New Wind, Solar Power Cheaper Than Nuclear Option, Study Shows - ph0rque
http://www.bloomberg.com/news/2014-04-16/new-wind-solar-power-cheaper-than-nuclear-option-study-shows.html
======
Jweb_Guru
The problem with wind and solar is not, in the long run, their cost (nor the
energy they can provide). It's their inability to provide a reliable baseload
during times of low (wind|sun)--hence, while they may work well for some or
even the majority of power usage, their ability to completely displace more
traditional power sources is mostly limited by available storage technology.
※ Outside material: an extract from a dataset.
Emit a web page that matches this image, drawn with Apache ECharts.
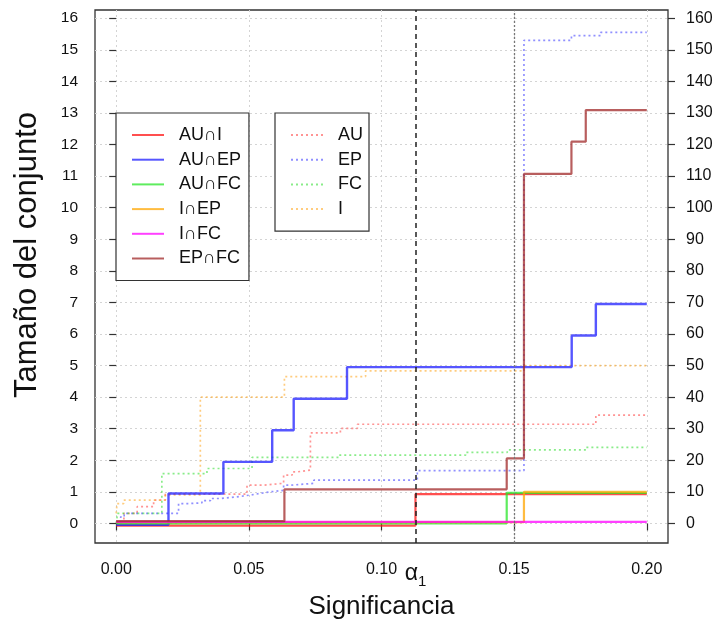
<!DOCTYPE html>
<html>
<head>
<meta charset="utf-8">
<script src="https://cdn.jsdelivr.net/npm/echarts@6/dist/echarts.min.js"></script>
<style>html,body{margin:0;padding:0;background:#fff;}#c{width:720px;height:625px;}</style>
</head>
<body>
<div id="c"></div>
<script>
// ---- data ----
const alpha1 = 0.1128;
const alpha2 = 0.15;
const xTicks = [0, 0.05, 0.10, 0.15, 0.20];
const yLeftTicks = [0,1,2,3,4,5,6,7,8,9,10,11,12,13,14,15,16];
const yRightTicks = [0,10,20,30,40,50,60,70,80,90,100,110,120,130,140,150,160];

// solid lines: intersection sizes (left axis)
const auI_x  = [0, 0.1128, 0.2];
const auI_y  = [-0.07, 0.93, 0.93];
const auEP_x = [0, 0.0197, 0.0404, 0.0588, 0.0669, 0.0870, 0.1717, 0.1808, 0.2];
const auEP_y = [-0.04, 0.95, 1.95, 2.95, 3.95, 4.95, 5.95, 6.95, 6.95];
const auFC_x = [0, 0.1472, 0.2];
const auFC_y = [0.0, 0.97, 0.97];
const iEP_x  = [0, 0.1537, 0.2];
const iEP_y  = [0.04, 1.0, 1.0];
const iFC_x  = [0, 0.2];
const iFC_y  = [0.05, 0.05];
const epFC_x = [0, 0.0634, 0.1472, 0.1537, 0.1716, 0.1770, 0.2];
const epFC_y = [0.07, 1.08, 2.06, 11.07, 12.09, 13.09, 13.09];

// dotted lines: set sizes (right axis)
const au_x = [0, 0.0029, 0.0079, 0.0141, 0.0185, 0.0493, 0.0556, 0.0631, 0.0663, 0.0680, 0.0732, 0.0845, 0.0909, 0.1808, 0.2];
const au_y = [0.5, 3.2, 5.3, 7.4, 9.3, 12.1, 12.7, 15.3, 16.3, 16.9, 28.7, 30.1, 31.4, 34.3, 34.3];
const ep_x = [0, 0.0017, 0.0030, 0.0235, 0.0279, 0.0323, 0.0355, 0.0392, 0.0455, 0.0506, 0.0543, 0.0581, 0.0631, 0.0657, 0.0745, 0.1135, 0.1537, 0.1716, 0.1826, 0.2];
const ep_y = [0, 2.1, 3.2, 6.3, 6.5, 7.2, 7.9, 8.4, 9.0, 9.5, 10.0, 10.5, 12.1, 12.7, 13.7, 16.7, 153, 154.5, 155.5, 155.5];
const fc_x = [0, 0.0005, 0.0172, 0.0342, 0.0512, 0.0839, 0.1317, 0.1474, 0.1772, 0.2];
const fc_y = [0, 3.2, 15.8, 17.4, 20.9, 21.6, 22.5, 23.3, 24.1, 24.1];
const i_x  = [0, 0.0003, 0.0028, 0.0185, 0.0317, 0.0634, 0.0940, 0.1537, 0.2];
const i_y  = [3.2, 6.3, 7.4, 9.0, 40, 46.5, 48.3, 50, 50];

const solidNames = ['AU∩I', 'AU∩EP', 'AU∩FC', 'I∩EP', 'I∩FC', 'EP∩FC'];
const dottedNames = ['AU', 'EP', 'FC', 'I'];

// ---- chart ----
const FONT = '"Liberation Sans", Arial, Helvetica, sans-serif';
const zip = (xs, ys) => xs.map((x, i) => [x, ys[i]]);

function solid(name, xs, ys, color, w) {
  return { name, type: 'line', step: 'end', symbol: 'none', yAxisIndex: 0,
    data: zip(xs, ys), lineStyle: { color, width: w || 2.2 }, itemStyle: { color }, z: 3 };
}
function dotted(name, xs, ys, color) {
  return { name, type: 'line', step: 'end', symbol: 'none', yAxisIndex: 1,
    data: zip(xs, ys), lineStyle: { color, width: 1.7, type: [2, 3] }, itemStyle: { color }, z: 2 };
}

const series = [
  dotted('AU', au_x, au_y, 'rgba(255,60,60,0.55)'),
  dotted('EP', ep_x, ep_y, 'rgba(70,70,255,0.6)'),
  dotted('FC', fc_x, fc_y, 'rgba(40,220,40,0.55)'),
  dotted('I', i_x, i_y, 'rgba(255,170,40,0.6)'),
  solid('AU∩I', auI_x, auI_y, 'rgba(255,20,20,0.75)'),
  solid('AU∩EP', auEP_x, auEP_y, 'rgba(30,30,255,0.75)', 2.4),
  solid('AU∩FC', auFC_x, auFC_y, 'rgba(40,230,40,0.75)'),
  solid('I∩EP', iEP_x, iEP_y, 'rgba(255,165,0,0.75)'),
  solid('I∩FC', iFC_x, iFC_y, 'rgba(255,0,255,0.75)'),
  solid('EP∩FC', epFC_x, epFC_y, 'rgba(160,40,40,0.75)')
];
series[4].markLine = {
  silent: true, symbol: 'none', precision: 6, label: { show: false },
  data: [
    { xAxis: alpha1, lineStyle: { color: '#222', width: 1.5, type: [5, 4] } },
    { xAxis: alpha2, lineStyle: { color: '#777', width: 1.3, type: [2, 2] } }
  ]
};

const legendBase = {
  orient: 'vertical', top: 113, itemWidth: 32, itemHeight: 14, itemGap: 6.7,
  borderColor: '#333', borderWidth: 1.2, borderRadius: 0, backgroundColor: '#fff',
  selectedMode: false,
  itemStyle: { opacity: 0 },
  textStyle: { fontFamily: FONT, fontSize: 18, lineHeight: 14, color: '#111', padding: [0, 0, 0, 10] }
};

const chart = echarts.init(document.getElementById('c'), null, { renderer: 'canvas' });
chart.setOption({
  animation: false,
  backgroundColor: '#fff',
  textStyle: { fontFamily: FONT },
  grid: { left: 95, right: 52, top: 10, bottom: 82, show: true, borderColor: '#333', borderWidth: 1.3 },
  xAxis: {
    type: 'value', min: -0.008, max: 0.208,
    axisLine: { show: false },
    axisTick: { show: true, length: 7, customValues: xTicks, lineStyle: { color: '#333', width: 1.2 } },
    axisLabel: {
      customValues: [0, 0.05, 0.10, alpha1, 0.15, 0.20], margin: 19,
      fontFamily: FONT, fontSize: 16, color: '#111',
      formatter: v => Math.abs(v - alpha1) < 1e-6 ? '{a|α}{s|1}' : v.toFixed(2),
      rich: { a: { fontSize: 23, fontFamily: FONT, color: '#111', padding: [0, 0, 4, 0] },
              s: { fontSize: 15, fontFamily: FONT, color: '#111', padding: [12, 0, 0, 0] } }
    },
    splitLine: { show: true, lineStyle: { color: '#d4d4d4', width: 1, type: [2, 3] } },
    name: 'Significancia', nameLocation: 'middle', nameGap: 51,
    nameTextStyle: { fontFamily: FONT, fontSize: 26, color: '#111' }
  },
  yAxis: [
    {
      type: 'value', min: -0.62, max: 16.26, position: 'left',
      axisLine: { show: false },
      axisTick: { show: true, length: 7, customValues: yLeftTicks, lineStyle: { color: '#333', width: 1.2 } },
      axisLabel: { customValues: yLeftTicks, margin: 17, fontFamily: FONT, fontSize: 15.5, color: '#111' },
      splitLine: { show: true, lineStyle: { color: '#d4d4d4', width: 1, type: [2, 3] } }
    },
    {
      type: 'value', min: -6.2, max: 162.6, position: 'right',
      axisLine: { show: false },
      axisTick: { show: true, length: 7, customValues: yRightTicks, lineStyle: { color: '#333', width: 1.2 } },
      axisLabel: { customValues: yRightTicks, margin: 18, fontFamily: FONT, fontSize: 16, color: '#111' },
      splitLine: { show: false }
    }
  ],
  legend: [
    Object.assign({}, legendBase, { left: 116, data: solidNames, padding: [13, 8, 13, 15] }),
    Object.assign({}, legendBase, { left: 275, data: dottedNames, padding: [13, 6, 13, 15] })
  ],
  graphic: [{
    type: 'text', silent: true, x: 27, y: 255, rotation: Math.PI / 2,
    style: { text: 'Tamaño del conjunto', fontFamily: FONT, fontSize: 31, fill: '#111',
             align: 'center', verticalAlign: 'middle', textAlign: 'center', textVerticalAlign: 'middle' }
  }],
  series
});
</script>
</body>
</html>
While some relatively recent developments (e.g. organic flow batteries) look
promising in that region, at the moment the best available low-cost option on
a mass scale is pumped storage, and once you take into account the engineering
effort required to create and maintain enough infrastructure to actually
replace a sizable percentage of our current on-demand power needs (easily
serviced by fossil fuel-based power) with pumped storage, you quickly realize
that it is excessively cost-prohibitive. While it may be technically possible,
it would take significant (and historically, unfeasible) political willpower
over a sustained period of time to devote a nontrivial percentage of the GDP
and workforce to their construction. As a result, I see nuclear power getting
phased in more and more as baseload over the next hundred years (along with
coal). Again, it doesn't need to be cheaper than wind and solar, but cheaper
than oil and gas--wind and solar can't do what nuclear power does.